Remembering Amrita Sher-Gil
Amrita Sher-Gil died on 5th December 1941 in Lahore. She was 28 years old.
After her death, she transformed into a legendary figure. There have been some biographies on her after her death, though none of them are believed to offer a thorough critical analysis of her work. One needs to find out and inquire into her desires and impulses to paint the pictures the way she did.
She was talented, unique, bold, impressive, and yearned for shades of artistic identities in her work. This paved way for ensuring that contemporary artistic interests remain alive through her paintings for ages to come.
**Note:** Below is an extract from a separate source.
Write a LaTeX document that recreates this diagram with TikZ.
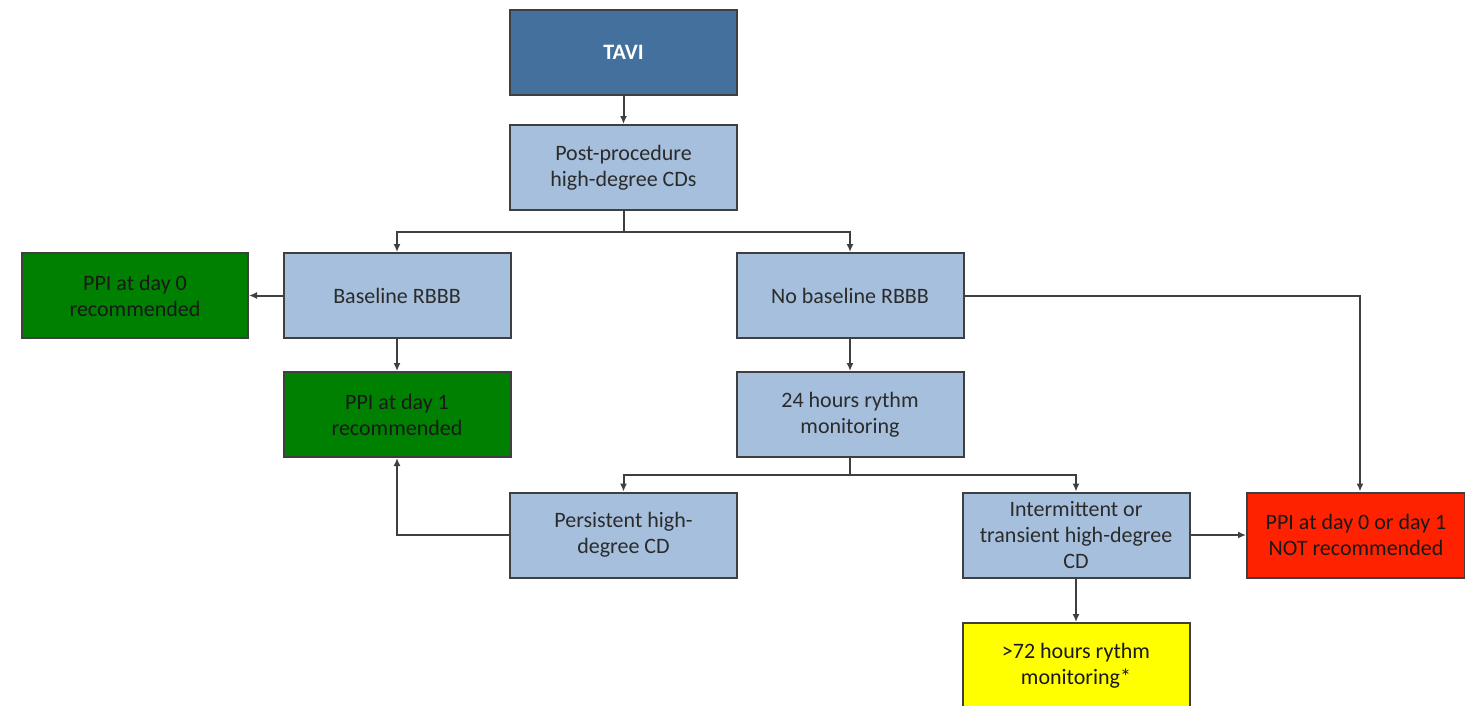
\documentclass[tikz,border=0pt]{standalone}
\usepackage{fontspec}
\setmainfont{Carlito}
\usetikzlibrary{arrows.meta}
\definecolor{darkbox}{HTML}{44709D}
\definecolor{lightbox}{HTML}{A5BFDD}
\definecolor{greenbox}{HTML}{008000}
\definecolor{redbox}{HTML}{FF2200}
\definecolor{yellowbox}{HTML}{FFFF00}
\definecolor{edgecol}{HTML}{3F3F3F}
\definecolor{txtcol}{HTML}{2B2B2B}
\tikzset{
  box/.style={draw=edgecol, line width=2pt, minimum width=227pt, minimum height=85pt,
    align=center, inner sep=2pt, font=\fontsize{22}{26}\selectfont, text=txtcol},
  lbox/.style={box, fill=lightbox},
  gbox/.style={box, fill=greenbox, text=black!90},
  conn/.style={draw=edgecol, line width=2pt, -{Latex[length=8pt,width=7pt]}},
  plain/.style={draw=edgecol, line width=2pt}
}
\begin{document}
\begin{tikzpicture}[x=1pt,y=-1pt]
\useasboundingbox (0,0) rectangle (1465,705);
\fill[white] (0,0) rectangle (1465,705);
\node[box, fill=darkbox, text=white, font=\fontsize{22}{26}\selectfont\bfseries] (tavi) at (623.5,52.5) {TAVI};
\node[lbox] (post) at (623.5,167.5) {Post-procedure\\high-degree CDs};
\node[lbox] (base) at (397,295.5) {Baseline RBBB};
\node[lbox] (nobase) at (850,295.5) {No baseline RBBB};
\node[gbox, minimum width=226pt] (d0) at (135,295.5) {PPI at day 0\\recommended};
\node[gbox] (d1) at (397,414.5) {PPI at day 1\\recommended};
\node[lbox] (h24) at (850,414.5) {24 hours rythm\\monitoring};
\node[lbox] (pers) at (623.5,535) {Persistent high-\\degree CD};
\node[lbox] (inter) at (1076,535) {Intermittent or\\transient high-degree\\CD};
\node[box, fill=redbox, text=black!90, minimum width=218pt] (red) at (1356,535) {PPI at day 0 or day 1\\NOT recommended};
\node[box, fill=yellowbox, text=black!90] (yel) at (1076,665.5) {>72 hours rythm\\monitoring*};

\coordinate (b1) at (623.5,232);
\coordinate (b2) at (850,475);
\coordinate (rc) at (1360,295.5);

\draw[conn] (tavi) -- (post);
\draw[plain] (post.south) -- (b1);
\draw[conn] (b1) -| (base.north);
\draw[conn] (b1) -| (nobase.north);
\draw[conn] (base.west) -- (d0.east);
\draw[conn] (base) -- (d1);
\draw[conn] (nobase) -- (h24);
\draw[conn] (nobase.east) -- (rc) -- (rc |- red.north);
\draw[plain] (h24.south) -- (b2);
\draw[conn] (b2) -| (pers.north);
\draw[conn] (b2) -| (inter.north);
\draw[conn] (pers.west) -| (d1.south);
\draw[conn] (inter.east) -- (inter.east -| red.west);
\draw[conn] (inter) -- (yel);
\end{tikzpicture}
\end{document}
An eminent Indian painter, she will remain a prized possession of the modern Indian art. As a woman who belonged to the upper classes in the country, she defied the social norms through her various strokes and different ways of living. The woman did not live to see what a phenomenon she had become over the years, but there is no doubt that she lived a life that was generations ahead of her own, did things that were forbidden for her and was proud of herself.
Fierce and forthright, her art spoke more to the heart than to the mind. It struck a chord no other artist was capable of doing. Amrita not only set an example but also redefined art in many ways. To create art to leave an impact like that, Amrita broke a lot of barriers that reflected her unconventional upbringing as well. She was declared a national treasure artist in 1976, which means that her work in India cannot leave the country. Her’s is an art that moves naturally towards tragedy, reality, and beauty. In one word, her art is poignant.
It is unfortunate that an extraordinary, magnificent woman like her was denied a full life, though her art continues to live on and dazzle everyone. One must return to her work time and again, to understand and find newer meanings to life – the one she depicted through her art. A firecracker woman, her ambitions took her to the world, brought her back to the country she loved, and transformed her art into life. Amrita SherGil was shockingly modern for her time and belonged to, in the literal sense, both the lives she lived, world apart – the east and the west.